Americans Believe All Advisors Are Working in Their Best Interest

A new Department of Labor rule may make that the case for retirement advisors.

RIA-CFP-03112024v2 (1).jpg

Illustration by RIA Intel

The vast majority of Americans want retirement advice to be in their best interest and think that is what they are getting, according to a new survey by CFP Board.

Conducted by the the Center for Economic and Social Research at the University of Southern California on behalf of CFP Board, the survey covered 736 Americans who had worked (or are working) with a financial professional in February of this year. The survey found that nearly 97 percent of Americans agree that advisors who provide one-time recommendations about retirement investments should be required to act in their clients’ best interest.
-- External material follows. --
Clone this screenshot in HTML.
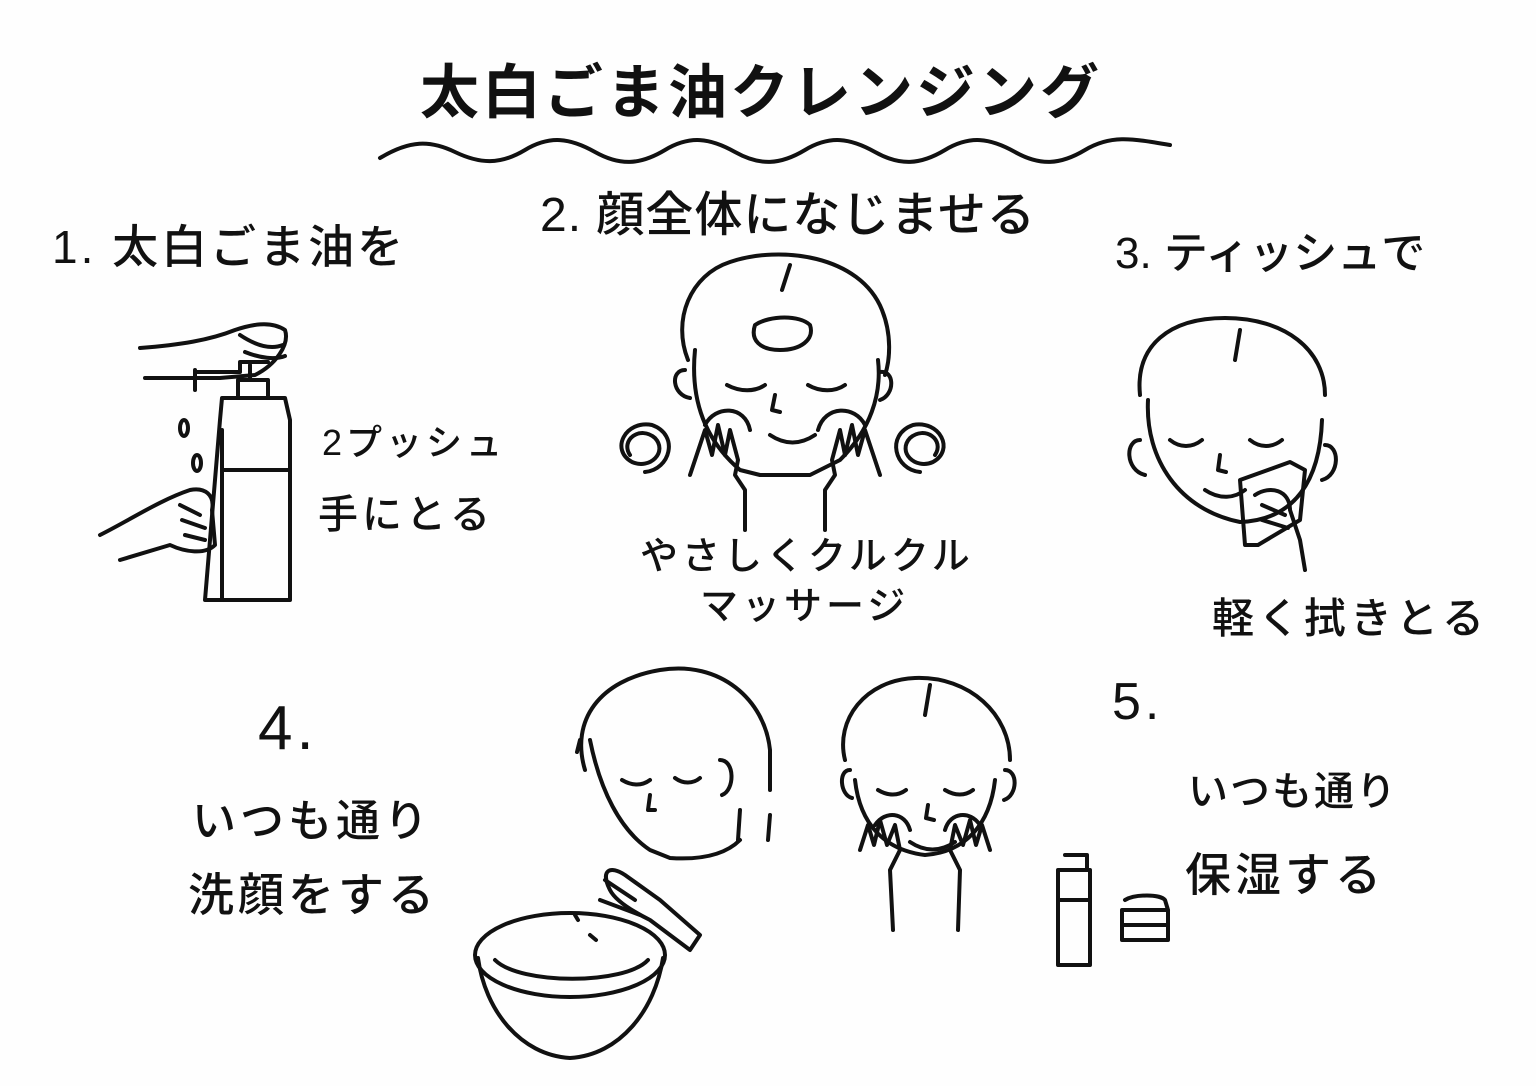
<!DOCTYPE html>
<html><head><meta charset="utf-8"><style>
html,body{margin:0;padding:0;background:#fff;}
#c{position:relative;width:1536px;height:1086px;overflow:hidden;background:#fefefe;font-family:"Liberation Sans","Noto Sans CJK JP",sans-serif;color:#111;}
.t{position:absolute;white-space:nowrap;font-weight:500;letter-spacing:4px;line-height:1;}
svg{position:absolute;left:0;top:0;}
</style></head><body><div id="c">
<svg width="1536" height="1086" viewBox="0 0 1536 1086" fill="none" stroke="#111" stroke-width="4" stroke-linecap="round" stroke-linejoin="round">
<path d="M380 158 C410 140,430 140,455 152 S500 165,525 150 S570 138,595 152 S640 165,665 150 S710 138,735 152 S780 165,805 150 S850 138,875 152 S920 165,945 150 S990 138,1015 152 S1060 165,1085 150 S1130 138,1170 145"/>
<path d="M205 600 L220 420 L222 398 L285 398 L290 420 L290 600 Z"/>
<path d="M238 398 L238 380 L268 380 L268 398 M250 380 L250 365"/>
<path d="M222 430 L222 600 M222 470 L288 470"/>
<path d="M195 370 L195 390 M195 372 L240 372 L240 362 L268 362"/>
<path d="M140 348 C180 345,210 340,235 330 C250 325,270 320,285 330 C290 345,275 365,255 375 L220 378 L145 378"/>
<path d="M240 335 C255 345,270 350,283 345 M245 352 C260 358,275 360,285 356"/>
<path d="M100 535 C130 520,160 500,190 490 C205 487,215 495,212 510 L215 545 C205 555,185 552,170 545 L120 560"/>
<path d="M180 505 L200 515 M182 520 L205 528 M185 535 L205 540"/>
<ellipse cx="184" cy="428" rx="4" ry="8"/><ellipse cx="197" cy="463" rx="4" ry="8"/>
<path d="M688 360 C672 320,690 275,730 262 C780 245,860 255,882 310 C892 335,890 360,885 375"/>
<path d="M695 350 C690 400,705 440,740 470 L760 475 L810 475 L840 460 C870 430,882 395,878 360"/>
<path d="M685 370 C670 370,672 395,690 398 M880 372 C895 370,895 395,880 400"/>
<path d="M790 265 L782 290"/>
<path d="M755 325 C770 315,800 315,810 325 C815 340,800 350,780 350 C760 350,750 340,755 325Z"/>
<path d="M727 385 C740 392,755 392,765 385 M808 385 C820 392,835 392,845 385"/>
<path d="M775 395 L772 410 L780 412"/>
<path d="M770 435 C785 445,800 445,815 435"/>
<path d="M690 475 L705 430 L712 455 L718 425 L725 455 L730 430 L738 460 L735 475 L745 490 L745 530"/>
<path d="M880 475 L865 430 L858 455 L852 425 L845 455 L840 430 L832 460 L835 475 L825 490 L825 530"/>
<path d="M705 425 C715 405,745 405,750 430 M818 430 C825 405,855 405,865 425"/>
<path d="M630 455 C620 440,640 425,655 438 C668 452,650 470,632 462 C610 450,625 420,652 425 C680 435,670 470,645 472"/>
<path d="M935 455 C945 440,925 425,910 438 C897 452,915 470,933 462 C955 450,940 420,913 425 C885 435,895 470,920 472"/>
<path d="M1140 395 C1135 345,1170 318,1225 318 C1285 318,1325 350,1325 395"/>
<path d="M1148 400 C1145 460,1180 510,1240 522 C1295 520,1320 480,1322 420"/>
<path d="M1140 440 C1125 440,1125 470,1145 475 M1325 445 C1340 445,1340 475,1322 480"/>
<path d="M1240 330 L1235 360"/>
<path d="M1170 440 C1180 448,1192 448,1202 440 M1250 440 C1260 448,1272 448,1282 440"/>
<path d="M1220 455 L1218 470 L1226 472"/>
<path d="M1205 490 C1220 500,1235 498,1245 490"/>
<path d="M1240 480 L1290 462 L1305 470 L1300 520 L1258 545 L1245 545 Z"/>
<path d="M1255 495 C1270 485,1290 490,1290 510 L1300 540 L1305 570 M1262 505 L1285 515 M1262 520 L1288 528"/>
<path d="M585 770 C570 720,600 680,660 670 C720 660,765 700,770 750 L770 790"/>
<path d="M590 740 C600 790,620 830,650 850 L670 858 C700 860,725 855,740 840"/>
<path d="M720 760 C735 760,735 790,722 795"/>
<path d="M740 810 L738 840 M770 815 L768 840"/>
<path d="M580 740 L577 752"/>
<path d="M622 780 C632 786,642 786,650 780 M675 778 C683 784,693 784,700 778"/>
<path d="M650 795 L648 810 L655 810"/>
<path d="M610 890 C600 870,610 865,625 875 L660 900 L700 935 L690 950 L650 920 C630 910,615 900,610 890Z"/>
<path d="M600 900 L640 915 M605 880 L635 900"/>
<ellipse cx="570" cy="955" rx="95" ry="42"/>
<path d="M478 958 C485 1010,520 1055,570 1058 C620 1055,655 1010,663 958"/>
<path d="M495 960 C520 985,625 985,648 960"/>
<path d="M590 935 L596 940 M575 915 L578 920"/>
<path d="M845 760 C835 720,865 680,915 678 C970 676,1010 715,1010 760"/>
<path d="M855 780 C860 825,885 850,925 855 C965 852,990 825,995 780"/>
<path d="M850 770 C838 770,840 795,852 798 M1005 770 C1018 770,1018 795,1004 800"/>
<path d="M930 685 L925 715"/>
<path d="M878 790 C888 796,898 796,906 790 M945 790 C955 796,965 796,973 790"/>
<path d="M928 805 L926 818 L934 820"/>
<path d="M910 842 C925 852,940 852,955 842"/>
<path d="M860 850 L868 825 L874 845 L880 820 L887 845 L895 825 L900 850 L890 870 L893 930"/>
<path d="M990 850 L982 825 L976 845 L970 820 L963 845 L955 825 L950 850 L960 870 L958 930"/>
<path d="M875 825 C885 810,905 812,910 830 M945 830 C950 812,970 810,980 825"/>
<path d="M1062 870 L1090 870 L1090 965 L1058 965 L1058 870 Z M1065 855 L1087 855 L1087 870 M1060 900 L1090 900"/>
<path d="M1122 910 L1168 910 L1168 940 L1122 940 Z M1125 900 C1135 894,1160 894,1165 900 L1168 910 M1122 925 L1168 925"/>
</svg>
<div class="t" style="left:420px;top:64px;font-size:59px;font-weight:700;letter-spacing:3px;">太白ごま油クレンジング</div>
<div class="t" style="left:52px;top:224px;font-size:46px;letter-spacing:3px;">1. 太白ごま油を</div>
<div class="t" style="left:540px;top:192px;font-size:48px;letter-spacing:1px;">2. 顔全体になじませる</div>
<div class="t" style="left:1115px;top:232px;font-size:44px;letter-spacing:0px;">3. ティッシュで</div>
<div class="t" style="left:322px;top:425px;font-size:36px;">2プッシュ</div>
<div class="t" style="left:318px;top:495px;font-size:40px;">手にとる</div>
<div class="t" style="left:640px;top:538px;font-size:38px;">やさしくクルクル</div>
<div class="t" style="left:700px;top:588px;font-size:38px;">マッサージ</div>
<div class="t" style="left:1212px;top:598px;font-size:42px;">軽く拭きとる</div>
<div class="t" style="left:258px;top:698px;font-size:62px;">4.</div>
<div class="t" style="left:192px;top:800px;font-size:44px;">いつも通り</div>
<div class="t" style="left:188px;top:872px;font-size:46px;">洗顔をする</div>
<div class="t" style="left:1112px;top:676px;font-size:52px;">5.</div>
<div class="t" style="left:1188px;top:772px;font-size:40px;letter-spacing:2px;">いつも通り</div>
<div class="t" style="left:1185px;top:852px;font-size:46px;">保湿する</div>
</div></body></html>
According to the survey, 92 percent believe that is the case.

As it stands, that is an erroneous assumption.

According to the Employee Retirement Income Security Act, the federal law governing retirement plans, anyone who exercises discretion over the assets of an investment plan automatically owes a fiduciary duty to their clients. However, one-time recommendations, such as those given by advisors to clients on rollovers of retirement funds into an IRA or annuity, are not required to meet a fiduciary standard currently set under ERISA and are a recognized blind spot by the government.

In November 2023, the Department of Labor proposed a new Retirement Security Rule that would expand the definition of fiduciary advice and aims to address that fiduciary gap.

About 86 percent of survey respondents said they had received advice from a financial professional to move funds from a workplace retirement program. The majority believed that advice was in their best interest. According to CFP Board, the organization responsible for wealth management’s most popular certification, only 5 percent of respondents said they did not expect a financial professional to meet a fiduciary standard when giving advice about rolling over a 401(k) or 403(b).

“Workers and retirees seek a financially secure and dignified retirement and deserve to have financial professionals delivering retirement investment advice in their best interests,” CFP Board CEO Kevin Keller said in a statement. “The Department of Labor’s proposed Retirement Security Rule helps assure clients that they can trust their advisor to help them achieve their investment and retirement goals confidently and ethically. This new rule would close existing regulatory gaps from antiquated regulations that were created in 1975.”

According to CFP Board’s survey, almost all Americans believe the fiduciary standard should be a requirement for financial professionals providing one-time retirement investment advice.

Their wish might soon come true.

The comment period for the DOL rule proposal ended on January 2, and on March 8, the DOL sent the final version of its rule proposal to the Office of Information and Regulatory Affairs, an organization within the Office of Management and Budget known as OIRA, for review. OIRA will most likely publish the final rule after its review, which can take up to 90 days.